The government named 29 companies yesterday as potential recipients of a $50 billion, 10-year information technology contract.

The winners of the contract, known as Alliant, spanned the government-contracting community, from large defense firms like Lockheed Martin and General Dynamics to mid-tier players like Booz Allen Hamilton and CACI International.

Under the deal, the contractors are now qualified to compete for individual government information technology projects, which could include writing computer software and building computer networks. The contract winners are guaranteed only $2,500 in work, but there is no upper limit on the size of the contracts, according to the General Services Administration.

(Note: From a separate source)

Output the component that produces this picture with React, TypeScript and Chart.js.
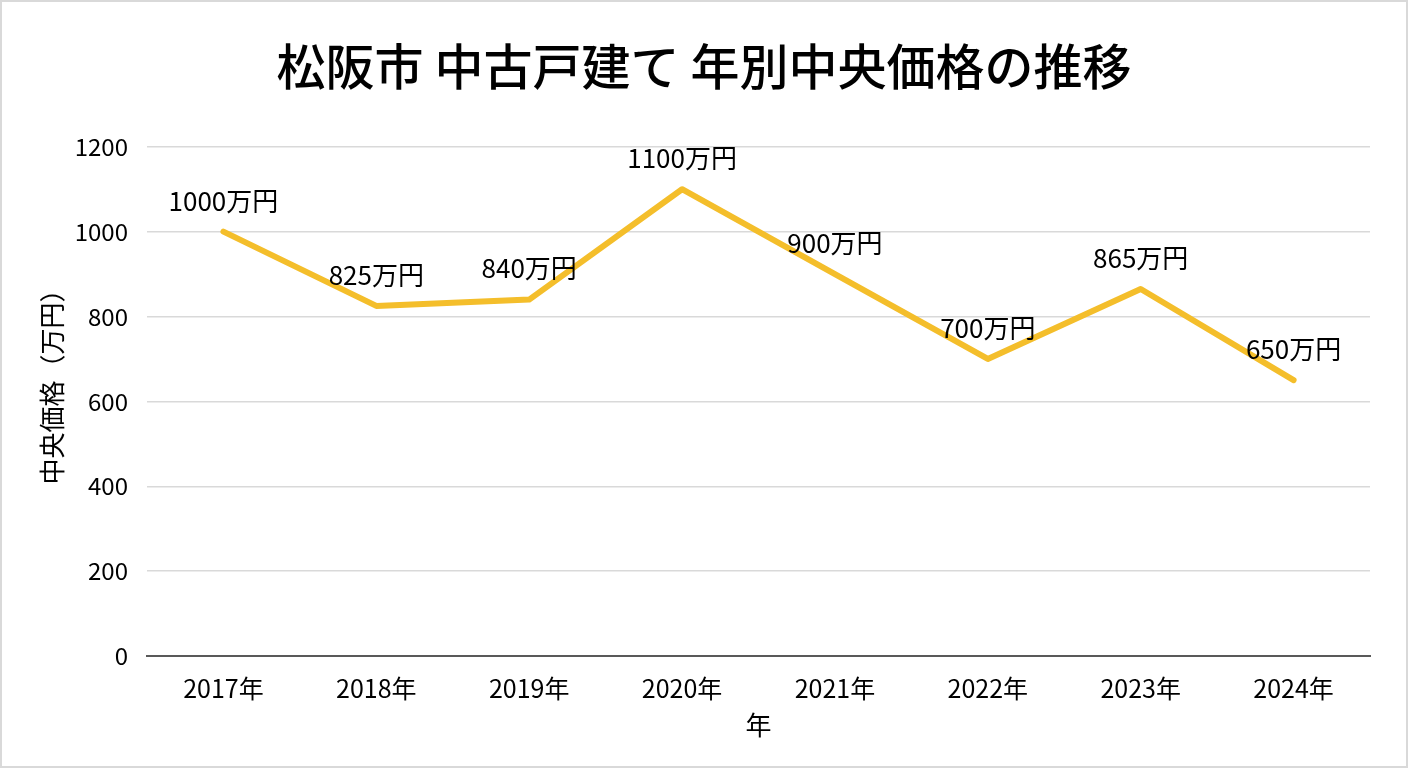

These types of contracts are increasingly popular among government agencies, particularly the Pentagon, as a way to speed up the acquisition process, making it easier to find a contractor. The program is "a key component" of the GSA's portfolio of technology solutions, Jim Williams, commissioner of the Federal Acquisition Service, said in a statement.

The winners were chosen out of a pool of 66 competitors, according to the GSA. There were no big surprises, industry analysts said. "All the big guys were on there, not too much of a surprise," said Arash Ardalan, federal analyst at Input.

After being in the works for years and several months' delay, the announcement was highly anticipated, said Ray Bjorklund, senior vice president at FedSources. "For almost everybody it was a must-win situation," he said.

The GSA is expected to announce a list of small businesses eligible for a separate part of the contract, worth about $15 billion, later this year.